> **Collected data entries**:
** BEGIN **

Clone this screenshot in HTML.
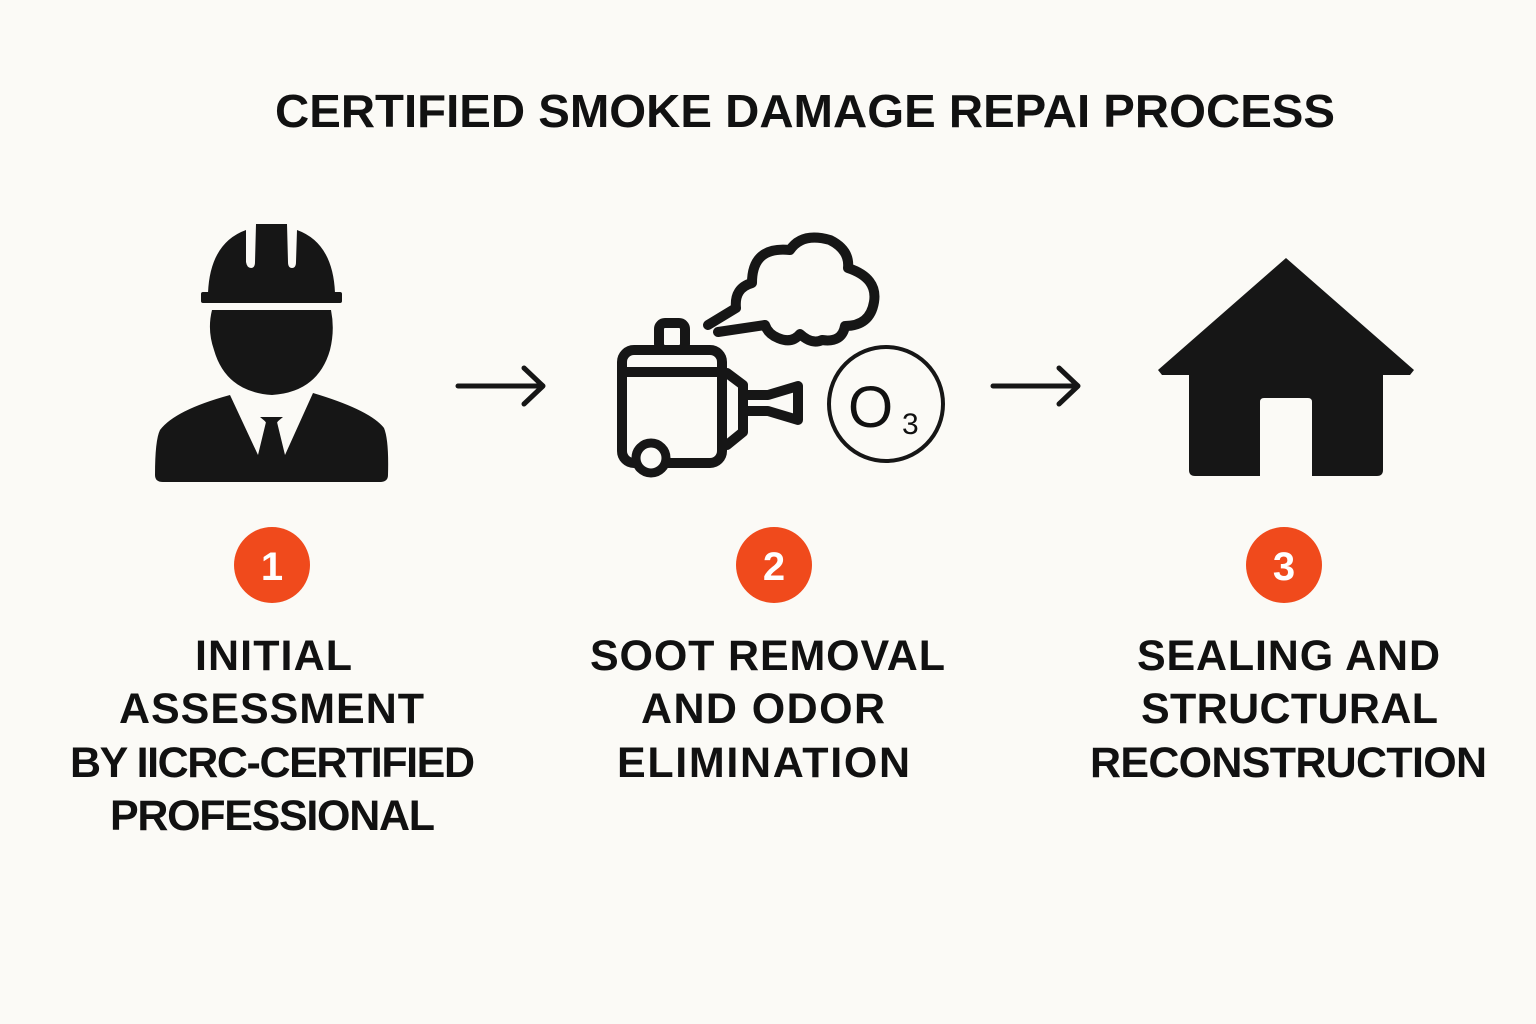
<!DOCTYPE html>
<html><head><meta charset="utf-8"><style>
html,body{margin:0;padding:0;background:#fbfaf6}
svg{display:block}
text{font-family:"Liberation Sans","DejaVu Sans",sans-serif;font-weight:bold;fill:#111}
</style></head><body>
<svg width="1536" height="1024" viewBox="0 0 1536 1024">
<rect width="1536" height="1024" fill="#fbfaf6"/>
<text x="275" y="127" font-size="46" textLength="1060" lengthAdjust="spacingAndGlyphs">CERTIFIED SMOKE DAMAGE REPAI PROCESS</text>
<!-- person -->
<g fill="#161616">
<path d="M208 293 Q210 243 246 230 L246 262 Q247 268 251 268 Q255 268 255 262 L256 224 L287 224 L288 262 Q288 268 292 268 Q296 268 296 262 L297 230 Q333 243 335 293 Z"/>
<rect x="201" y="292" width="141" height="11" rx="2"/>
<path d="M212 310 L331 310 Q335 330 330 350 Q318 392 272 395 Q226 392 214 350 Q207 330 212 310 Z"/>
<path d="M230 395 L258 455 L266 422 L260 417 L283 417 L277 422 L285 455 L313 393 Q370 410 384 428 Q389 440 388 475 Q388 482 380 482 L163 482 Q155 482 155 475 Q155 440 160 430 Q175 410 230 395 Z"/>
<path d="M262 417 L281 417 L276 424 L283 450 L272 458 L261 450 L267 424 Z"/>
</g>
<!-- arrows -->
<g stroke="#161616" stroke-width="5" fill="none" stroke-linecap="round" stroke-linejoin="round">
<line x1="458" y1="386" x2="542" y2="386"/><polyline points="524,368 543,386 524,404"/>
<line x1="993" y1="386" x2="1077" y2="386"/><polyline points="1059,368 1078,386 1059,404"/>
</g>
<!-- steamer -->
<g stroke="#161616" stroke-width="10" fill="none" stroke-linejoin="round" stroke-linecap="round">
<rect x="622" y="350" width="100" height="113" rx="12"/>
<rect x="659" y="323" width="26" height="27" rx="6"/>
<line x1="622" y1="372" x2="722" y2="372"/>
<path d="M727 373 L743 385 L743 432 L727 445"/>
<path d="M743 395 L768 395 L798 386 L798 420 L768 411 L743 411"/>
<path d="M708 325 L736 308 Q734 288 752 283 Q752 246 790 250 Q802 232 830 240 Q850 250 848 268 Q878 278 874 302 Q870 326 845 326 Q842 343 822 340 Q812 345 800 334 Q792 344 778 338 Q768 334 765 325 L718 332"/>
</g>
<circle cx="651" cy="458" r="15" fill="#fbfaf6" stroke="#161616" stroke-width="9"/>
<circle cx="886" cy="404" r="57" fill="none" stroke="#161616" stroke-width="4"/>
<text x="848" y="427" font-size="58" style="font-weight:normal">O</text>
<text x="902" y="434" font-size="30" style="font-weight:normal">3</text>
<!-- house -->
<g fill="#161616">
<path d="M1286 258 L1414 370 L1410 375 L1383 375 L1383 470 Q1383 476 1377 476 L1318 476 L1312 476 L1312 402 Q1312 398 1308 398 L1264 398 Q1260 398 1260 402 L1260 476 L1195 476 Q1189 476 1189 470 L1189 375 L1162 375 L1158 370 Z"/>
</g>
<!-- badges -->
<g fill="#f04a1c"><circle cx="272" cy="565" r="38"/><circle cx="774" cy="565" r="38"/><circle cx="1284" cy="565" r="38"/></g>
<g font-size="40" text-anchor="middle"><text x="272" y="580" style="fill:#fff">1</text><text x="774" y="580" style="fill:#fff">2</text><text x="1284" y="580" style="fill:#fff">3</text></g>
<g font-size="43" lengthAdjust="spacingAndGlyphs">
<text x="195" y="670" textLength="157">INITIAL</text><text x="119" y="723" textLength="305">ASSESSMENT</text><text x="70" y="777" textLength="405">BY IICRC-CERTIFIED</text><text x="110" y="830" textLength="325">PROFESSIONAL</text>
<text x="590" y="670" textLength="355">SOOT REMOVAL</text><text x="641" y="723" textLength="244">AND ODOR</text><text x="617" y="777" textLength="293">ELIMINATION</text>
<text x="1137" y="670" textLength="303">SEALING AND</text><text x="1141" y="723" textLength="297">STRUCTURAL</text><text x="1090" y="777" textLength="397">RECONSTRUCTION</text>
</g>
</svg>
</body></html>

** END **
** BEGIN **

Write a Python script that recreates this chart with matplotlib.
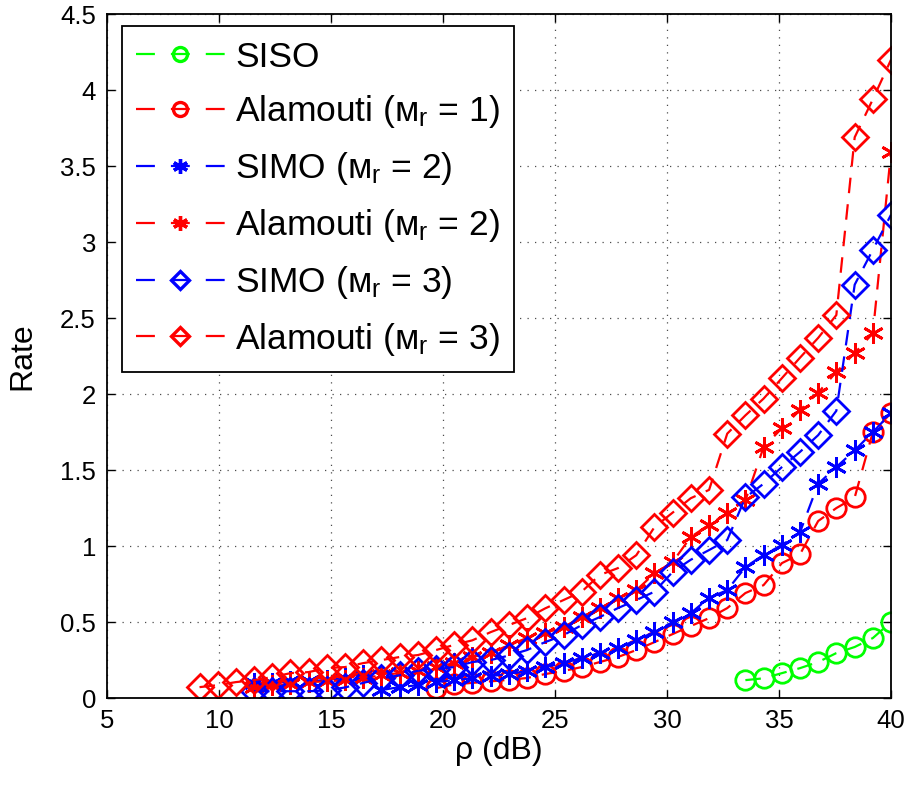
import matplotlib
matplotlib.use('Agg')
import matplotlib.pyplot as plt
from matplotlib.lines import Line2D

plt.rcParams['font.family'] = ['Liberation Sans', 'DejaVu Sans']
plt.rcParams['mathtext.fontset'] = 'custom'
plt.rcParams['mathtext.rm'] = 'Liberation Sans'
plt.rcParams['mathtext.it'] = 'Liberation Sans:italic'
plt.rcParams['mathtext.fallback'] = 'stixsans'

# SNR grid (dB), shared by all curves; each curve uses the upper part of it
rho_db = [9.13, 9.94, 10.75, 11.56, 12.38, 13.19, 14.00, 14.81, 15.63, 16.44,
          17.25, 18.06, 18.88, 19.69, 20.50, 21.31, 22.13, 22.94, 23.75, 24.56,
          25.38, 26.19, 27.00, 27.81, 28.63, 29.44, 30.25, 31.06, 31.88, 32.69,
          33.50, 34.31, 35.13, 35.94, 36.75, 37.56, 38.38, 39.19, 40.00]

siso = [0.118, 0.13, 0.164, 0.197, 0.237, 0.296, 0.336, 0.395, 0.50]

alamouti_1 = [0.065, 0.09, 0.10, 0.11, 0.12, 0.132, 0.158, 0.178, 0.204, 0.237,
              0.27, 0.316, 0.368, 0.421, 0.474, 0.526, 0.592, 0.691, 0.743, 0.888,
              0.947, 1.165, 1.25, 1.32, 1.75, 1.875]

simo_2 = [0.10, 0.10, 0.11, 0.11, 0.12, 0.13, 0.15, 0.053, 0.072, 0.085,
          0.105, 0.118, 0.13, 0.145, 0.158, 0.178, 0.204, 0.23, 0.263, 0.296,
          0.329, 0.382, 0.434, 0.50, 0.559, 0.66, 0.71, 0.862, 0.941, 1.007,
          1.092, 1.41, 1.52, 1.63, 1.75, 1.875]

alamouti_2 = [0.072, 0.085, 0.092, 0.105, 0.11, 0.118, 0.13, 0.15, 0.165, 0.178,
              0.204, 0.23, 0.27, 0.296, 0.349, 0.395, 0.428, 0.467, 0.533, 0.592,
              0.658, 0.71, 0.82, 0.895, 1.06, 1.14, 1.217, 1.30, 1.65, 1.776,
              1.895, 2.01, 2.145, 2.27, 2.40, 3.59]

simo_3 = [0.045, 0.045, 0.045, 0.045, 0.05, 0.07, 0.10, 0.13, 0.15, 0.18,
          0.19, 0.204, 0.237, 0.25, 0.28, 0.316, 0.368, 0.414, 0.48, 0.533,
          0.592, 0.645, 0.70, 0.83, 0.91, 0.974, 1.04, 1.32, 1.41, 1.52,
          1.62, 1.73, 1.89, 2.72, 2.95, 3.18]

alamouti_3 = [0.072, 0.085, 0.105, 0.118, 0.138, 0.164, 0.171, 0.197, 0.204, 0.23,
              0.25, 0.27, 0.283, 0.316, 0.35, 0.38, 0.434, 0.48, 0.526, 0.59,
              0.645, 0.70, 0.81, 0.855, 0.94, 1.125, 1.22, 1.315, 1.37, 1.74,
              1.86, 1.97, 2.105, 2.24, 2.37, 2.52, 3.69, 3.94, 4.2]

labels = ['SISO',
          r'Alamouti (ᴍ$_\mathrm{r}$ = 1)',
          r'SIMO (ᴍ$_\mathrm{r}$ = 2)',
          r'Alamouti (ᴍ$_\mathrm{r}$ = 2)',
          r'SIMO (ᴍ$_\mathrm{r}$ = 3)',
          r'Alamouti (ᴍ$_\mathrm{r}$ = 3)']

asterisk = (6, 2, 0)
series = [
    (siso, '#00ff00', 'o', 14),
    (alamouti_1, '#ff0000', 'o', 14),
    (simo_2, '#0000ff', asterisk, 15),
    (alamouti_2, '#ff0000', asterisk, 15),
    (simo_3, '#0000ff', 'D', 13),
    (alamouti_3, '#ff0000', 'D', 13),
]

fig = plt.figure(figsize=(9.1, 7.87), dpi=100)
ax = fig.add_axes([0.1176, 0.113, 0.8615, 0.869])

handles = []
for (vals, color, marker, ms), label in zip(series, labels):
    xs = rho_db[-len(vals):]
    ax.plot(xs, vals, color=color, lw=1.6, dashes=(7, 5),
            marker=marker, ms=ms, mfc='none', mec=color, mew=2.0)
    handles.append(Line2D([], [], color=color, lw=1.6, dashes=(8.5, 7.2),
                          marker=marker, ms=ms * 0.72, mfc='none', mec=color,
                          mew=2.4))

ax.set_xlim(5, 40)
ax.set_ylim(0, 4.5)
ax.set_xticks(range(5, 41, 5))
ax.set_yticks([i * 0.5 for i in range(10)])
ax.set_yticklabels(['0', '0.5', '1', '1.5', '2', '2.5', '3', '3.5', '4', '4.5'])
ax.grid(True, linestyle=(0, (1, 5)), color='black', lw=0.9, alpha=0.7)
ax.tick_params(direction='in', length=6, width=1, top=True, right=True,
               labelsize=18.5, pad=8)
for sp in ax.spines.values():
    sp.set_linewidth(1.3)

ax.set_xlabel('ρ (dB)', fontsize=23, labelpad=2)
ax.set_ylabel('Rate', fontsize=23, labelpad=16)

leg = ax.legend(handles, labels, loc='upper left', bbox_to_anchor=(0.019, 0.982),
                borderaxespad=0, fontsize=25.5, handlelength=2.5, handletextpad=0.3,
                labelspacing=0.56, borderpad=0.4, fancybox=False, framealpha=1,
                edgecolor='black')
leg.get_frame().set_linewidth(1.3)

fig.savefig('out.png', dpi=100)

** END **
** BEGIN **

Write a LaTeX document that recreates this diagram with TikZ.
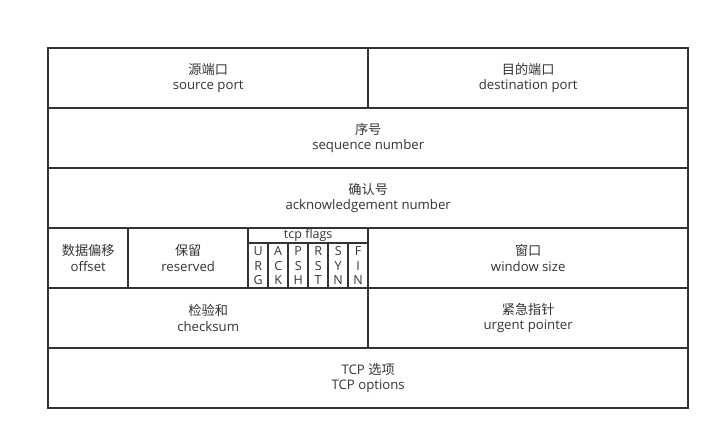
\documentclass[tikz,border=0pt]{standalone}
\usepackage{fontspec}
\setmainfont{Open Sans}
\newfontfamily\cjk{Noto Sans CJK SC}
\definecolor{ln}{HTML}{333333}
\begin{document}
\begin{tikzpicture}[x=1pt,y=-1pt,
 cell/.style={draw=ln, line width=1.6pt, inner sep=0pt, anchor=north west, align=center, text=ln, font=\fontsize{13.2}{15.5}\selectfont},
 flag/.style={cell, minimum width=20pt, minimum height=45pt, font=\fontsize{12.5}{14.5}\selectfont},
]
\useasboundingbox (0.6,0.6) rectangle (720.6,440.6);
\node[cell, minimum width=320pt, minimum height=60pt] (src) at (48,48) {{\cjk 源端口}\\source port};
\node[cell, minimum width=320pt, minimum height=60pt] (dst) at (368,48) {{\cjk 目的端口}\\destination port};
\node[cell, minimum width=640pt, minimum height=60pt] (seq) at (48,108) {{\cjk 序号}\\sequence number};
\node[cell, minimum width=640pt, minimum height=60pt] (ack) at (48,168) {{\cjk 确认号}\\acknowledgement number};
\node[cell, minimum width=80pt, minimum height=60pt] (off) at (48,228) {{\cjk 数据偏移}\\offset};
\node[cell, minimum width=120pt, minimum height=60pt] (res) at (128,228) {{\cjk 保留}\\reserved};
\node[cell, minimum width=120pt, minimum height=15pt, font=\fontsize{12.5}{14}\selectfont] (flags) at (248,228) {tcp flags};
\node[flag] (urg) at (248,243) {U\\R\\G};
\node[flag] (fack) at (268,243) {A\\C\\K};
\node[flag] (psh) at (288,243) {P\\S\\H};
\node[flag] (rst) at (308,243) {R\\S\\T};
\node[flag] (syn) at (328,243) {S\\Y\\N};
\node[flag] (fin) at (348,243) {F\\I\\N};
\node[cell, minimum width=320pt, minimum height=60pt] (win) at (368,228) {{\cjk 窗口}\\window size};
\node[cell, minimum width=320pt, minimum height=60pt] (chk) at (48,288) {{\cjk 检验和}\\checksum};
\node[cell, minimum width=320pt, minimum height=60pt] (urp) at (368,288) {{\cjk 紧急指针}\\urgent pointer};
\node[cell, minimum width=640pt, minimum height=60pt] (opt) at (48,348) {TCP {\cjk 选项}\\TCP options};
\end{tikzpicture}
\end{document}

** END **

> **Job**:
Pick out, from the lines above, every one that contains the string "matplotlib".

> **Exercise solution**:
Write a Python script that recreates this chart with matplotlib.
import matplotlib
matplotlib.use('Agg')
import matplotlib.pyplot as plt
from matplotlib.lines import Line2D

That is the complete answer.